**** Data shown ****
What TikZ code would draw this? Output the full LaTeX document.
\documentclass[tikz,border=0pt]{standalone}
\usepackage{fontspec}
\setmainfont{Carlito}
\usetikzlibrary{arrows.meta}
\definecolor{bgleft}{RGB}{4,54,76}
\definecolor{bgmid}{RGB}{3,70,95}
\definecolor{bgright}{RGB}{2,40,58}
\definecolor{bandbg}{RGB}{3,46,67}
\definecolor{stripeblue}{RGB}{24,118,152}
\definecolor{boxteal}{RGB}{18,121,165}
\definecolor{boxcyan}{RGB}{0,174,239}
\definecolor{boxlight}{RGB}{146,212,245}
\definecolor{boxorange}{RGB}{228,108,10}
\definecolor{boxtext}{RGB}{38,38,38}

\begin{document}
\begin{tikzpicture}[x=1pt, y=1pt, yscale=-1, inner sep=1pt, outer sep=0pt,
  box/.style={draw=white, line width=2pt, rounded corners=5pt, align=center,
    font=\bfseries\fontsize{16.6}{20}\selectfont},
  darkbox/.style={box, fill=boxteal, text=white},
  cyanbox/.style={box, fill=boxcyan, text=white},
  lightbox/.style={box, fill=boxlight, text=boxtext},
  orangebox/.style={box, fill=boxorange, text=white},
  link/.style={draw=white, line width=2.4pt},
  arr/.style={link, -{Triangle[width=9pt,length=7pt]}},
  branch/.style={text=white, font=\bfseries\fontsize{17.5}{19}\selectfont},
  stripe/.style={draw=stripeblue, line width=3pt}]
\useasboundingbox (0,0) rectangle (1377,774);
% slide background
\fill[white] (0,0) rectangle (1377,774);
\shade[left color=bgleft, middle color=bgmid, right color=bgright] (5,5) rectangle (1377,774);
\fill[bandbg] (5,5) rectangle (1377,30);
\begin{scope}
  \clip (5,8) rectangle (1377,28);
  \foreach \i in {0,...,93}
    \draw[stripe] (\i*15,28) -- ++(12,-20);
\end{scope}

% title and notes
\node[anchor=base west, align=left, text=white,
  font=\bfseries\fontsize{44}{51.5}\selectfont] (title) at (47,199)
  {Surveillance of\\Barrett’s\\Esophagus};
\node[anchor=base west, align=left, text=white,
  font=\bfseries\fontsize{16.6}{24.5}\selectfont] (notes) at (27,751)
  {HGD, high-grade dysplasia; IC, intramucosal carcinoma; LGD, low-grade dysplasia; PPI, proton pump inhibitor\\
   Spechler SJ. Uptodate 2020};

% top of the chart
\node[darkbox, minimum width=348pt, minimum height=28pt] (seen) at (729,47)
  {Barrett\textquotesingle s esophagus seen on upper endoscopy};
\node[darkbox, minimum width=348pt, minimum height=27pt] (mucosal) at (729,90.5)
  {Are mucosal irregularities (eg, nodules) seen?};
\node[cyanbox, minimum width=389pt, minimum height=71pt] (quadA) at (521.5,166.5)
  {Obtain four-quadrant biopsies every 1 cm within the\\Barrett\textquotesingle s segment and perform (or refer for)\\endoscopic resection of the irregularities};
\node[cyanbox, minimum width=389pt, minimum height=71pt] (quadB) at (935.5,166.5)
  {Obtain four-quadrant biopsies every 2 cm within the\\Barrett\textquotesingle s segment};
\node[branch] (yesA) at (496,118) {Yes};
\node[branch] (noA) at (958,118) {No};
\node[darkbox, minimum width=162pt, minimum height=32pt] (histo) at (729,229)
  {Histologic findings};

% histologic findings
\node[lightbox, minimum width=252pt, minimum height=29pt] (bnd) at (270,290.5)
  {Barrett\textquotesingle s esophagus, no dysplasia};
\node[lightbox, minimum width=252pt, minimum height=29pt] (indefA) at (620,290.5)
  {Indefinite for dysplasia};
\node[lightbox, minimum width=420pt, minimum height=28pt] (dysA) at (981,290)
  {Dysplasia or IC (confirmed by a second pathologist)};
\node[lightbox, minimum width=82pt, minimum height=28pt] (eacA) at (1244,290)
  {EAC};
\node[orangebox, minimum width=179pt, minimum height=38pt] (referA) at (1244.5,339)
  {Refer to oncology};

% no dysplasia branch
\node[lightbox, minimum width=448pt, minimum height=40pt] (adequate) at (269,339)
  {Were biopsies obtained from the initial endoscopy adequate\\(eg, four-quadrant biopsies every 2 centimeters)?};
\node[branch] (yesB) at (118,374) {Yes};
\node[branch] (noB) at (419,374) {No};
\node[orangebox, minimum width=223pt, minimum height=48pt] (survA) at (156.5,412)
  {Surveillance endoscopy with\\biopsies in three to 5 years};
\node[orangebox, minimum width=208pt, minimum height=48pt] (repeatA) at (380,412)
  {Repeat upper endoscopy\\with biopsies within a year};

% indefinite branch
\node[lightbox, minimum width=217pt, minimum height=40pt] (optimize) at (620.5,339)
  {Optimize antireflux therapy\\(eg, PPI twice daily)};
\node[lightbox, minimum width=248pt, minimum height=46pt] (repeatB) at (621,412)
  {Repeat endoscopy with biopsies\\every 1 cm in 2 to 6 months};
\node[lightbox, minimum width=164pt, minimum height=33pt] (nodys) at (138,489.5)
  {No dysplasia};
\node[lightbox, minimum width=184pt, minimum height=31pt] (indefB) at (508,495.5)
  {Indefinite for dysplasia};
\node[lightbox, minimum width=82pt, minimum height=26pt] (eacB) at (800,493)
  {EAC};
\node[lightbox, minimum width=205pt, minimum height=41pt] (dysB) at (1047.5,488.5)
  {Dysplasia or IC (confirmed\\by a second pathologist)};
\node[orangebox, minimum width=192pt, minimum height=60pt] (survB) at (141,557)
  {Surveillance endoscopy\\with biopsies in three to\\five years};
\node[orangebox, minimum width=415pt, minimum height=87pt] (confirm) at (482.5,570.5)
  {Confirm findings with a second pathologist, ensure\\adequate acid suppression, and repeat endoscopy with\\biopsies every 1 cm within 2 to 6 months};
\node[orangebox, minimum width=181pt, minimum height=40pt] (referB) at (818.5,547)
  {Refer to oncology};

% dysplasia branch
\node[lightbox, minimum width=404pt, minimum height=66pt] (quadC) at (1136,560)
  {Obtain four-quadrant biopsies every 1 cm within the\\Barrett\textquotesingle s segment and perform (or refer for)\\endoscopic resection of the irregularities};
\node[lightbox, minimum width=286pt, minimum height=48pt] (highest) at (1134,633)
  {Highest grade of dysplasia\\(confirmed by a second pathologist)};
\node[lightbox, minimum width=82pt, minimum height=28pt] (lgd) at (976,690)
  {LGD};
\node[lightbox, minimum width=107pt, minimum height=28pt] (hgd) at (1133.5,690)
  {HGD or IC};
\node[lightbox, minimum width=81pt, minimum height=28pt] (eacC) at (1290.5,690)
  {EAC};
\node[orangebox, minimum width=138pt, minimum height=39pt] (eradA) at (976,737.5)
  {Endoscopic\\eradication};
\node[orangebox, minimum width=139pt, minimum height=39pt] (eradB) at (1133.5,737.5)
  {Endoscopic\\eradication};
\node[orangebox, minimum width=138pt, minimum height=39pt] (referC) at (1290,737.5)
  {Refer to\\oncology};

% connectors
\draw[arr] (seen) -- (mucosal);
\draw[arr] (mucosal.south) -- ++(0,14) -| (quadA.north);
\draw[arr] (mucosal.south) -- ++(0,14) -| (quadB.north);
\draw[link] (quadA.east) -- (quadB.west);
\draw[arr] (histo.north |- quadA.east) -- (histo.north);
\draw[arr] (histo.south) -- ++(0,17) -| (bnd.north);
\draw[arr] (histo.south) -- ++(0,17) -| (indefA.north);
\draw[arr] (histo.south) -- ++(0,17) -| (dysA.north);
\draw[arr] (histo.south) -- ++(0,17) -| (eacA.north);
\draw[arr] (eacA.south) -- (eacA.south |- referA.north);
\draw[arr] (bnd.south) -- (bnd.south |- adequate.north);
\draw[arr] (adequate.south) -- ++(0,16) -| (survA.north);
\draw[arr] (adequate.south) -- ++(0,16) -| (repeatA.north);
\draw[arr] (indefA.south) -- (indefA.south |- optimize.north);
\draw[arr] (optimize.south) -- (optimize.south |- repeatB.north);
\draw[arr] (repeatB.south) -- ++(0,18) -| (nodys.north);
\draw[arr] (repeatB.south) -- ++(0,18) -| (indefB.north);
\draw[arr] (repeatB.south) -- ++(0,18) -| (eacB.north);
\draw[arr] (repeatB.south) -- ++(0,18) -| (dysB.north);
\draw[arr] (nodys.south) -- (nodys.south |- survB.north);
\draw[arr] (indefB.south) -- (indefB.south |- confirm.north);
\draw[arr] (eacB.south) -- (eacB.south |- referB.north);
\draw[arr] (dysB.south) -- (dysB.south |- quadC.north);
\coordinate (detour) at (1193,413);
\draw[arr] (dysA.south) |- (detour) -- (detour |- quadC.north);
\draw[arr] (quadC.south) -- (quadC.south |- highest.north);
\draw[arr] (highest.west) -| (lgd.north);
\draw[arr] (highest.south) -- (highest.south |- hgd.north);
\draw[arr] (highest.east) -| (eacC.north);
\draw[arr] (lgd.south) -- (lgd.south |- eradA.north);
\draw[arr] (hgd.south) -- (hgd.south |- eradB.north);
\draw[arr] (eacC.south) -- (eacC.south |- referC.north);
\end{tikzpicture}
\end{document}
****
**Problem to solve**.
From the first line above through the line that contains "Spechler SJ. Uptodate", quote each line exactly. Output nothing more.

**Full response**.
What TikZ code would draw this? Output the full LaTeX document.
\documentclass[tikz,border=0pt]{standalone}
\usepackage{fontspec}
\setmainfont{Carlito}
\usetikzlibrary{arrows.meta}
\definecolor{bgleft}{RGB}{4,54,76}
\definecolor{bgmid}{RGB}{3,70,95}
\definecolor{bgright}{RGB}{2,40,58}
\definecolor{bandbg}{RGB}{3,46,67}
\definecolor{stripeblue}{RGB}{24,118,152}
\definecolor{boxteal}{RGB}{18,121,165}
\definecolor{boxcyan}{RGB}{0,174,239}
\definecolor{boxlight}{RGB}{146,212,245}
\definecolor{boxorange}{RGB}{228,108,10}
\definecolor{boxtext}{RGB}{38,38,38}

\begin{document}
\begin{tikzpicture}[x=1pt, y=1pt, yscale=-1, inner sep=1pt, outer sep=0pt,
  box/.style={draw=white, line width=2pt, rounded corners=5pt, align=center,
    font=\bfseries\fontsize{16.6}{20}\selectfont},
  darkbox/.style={box, fill=boxteal, text=white},
  cyanbox/.style={box, fill=boxcyan, text=white},
  lightbox/.style={box, fill=boxlight, text=boxtext},
  orangebox/.style={box, fill=boxorange, text=white},
  link/.style={draw=white, line width=2.4pt},
  arr/.style={link, -{Triangle[width=9pt,length=7pt]}},
  branch/.style={text=white, font=\bfseries\fontsize{17.5}{19}\selectfont},
  stripe/.style={draw=stripeblue, line width=3pt}]
\useasboundingbox (0,0) rectangle (1377,774);
% slide background
\fill[white] (0,0) rectangle (1377,774);
\shade[left color=bgleft, middle color=bgmid, right color=bgright] (5,5) rectangle (1377,774);
\fill[bandbg] (5,5) rectangle (1377,30);
\begin{scope}
  \clip (5,8) rectangle (1377,28);
  \foreach \i in {0,...,93}
    \draw[stripe] (\i*15,28) -- ++(12,-20);
\end{scope}

% title and notes
\node[anchor=base west, align=left, text=white,
  font=\bfseries\fontsize{44}{51.5}\selectfont] (title) at (47,199)
  {Surveillance of\\Barrett’s\\Esophagus};
\node[anchor=base west, align=left, text=white,
  font=\bfseries\fontsize{16.6}{24.5}\selectfont] (notes) at (27,751)
  {HGD, high-grade dysplasia; IC, intramucosal carcinoma; LGD, low-grade dysplasia; PPI, proton pump inhibitor\\
   Spechler SJ. Uptodate 2020};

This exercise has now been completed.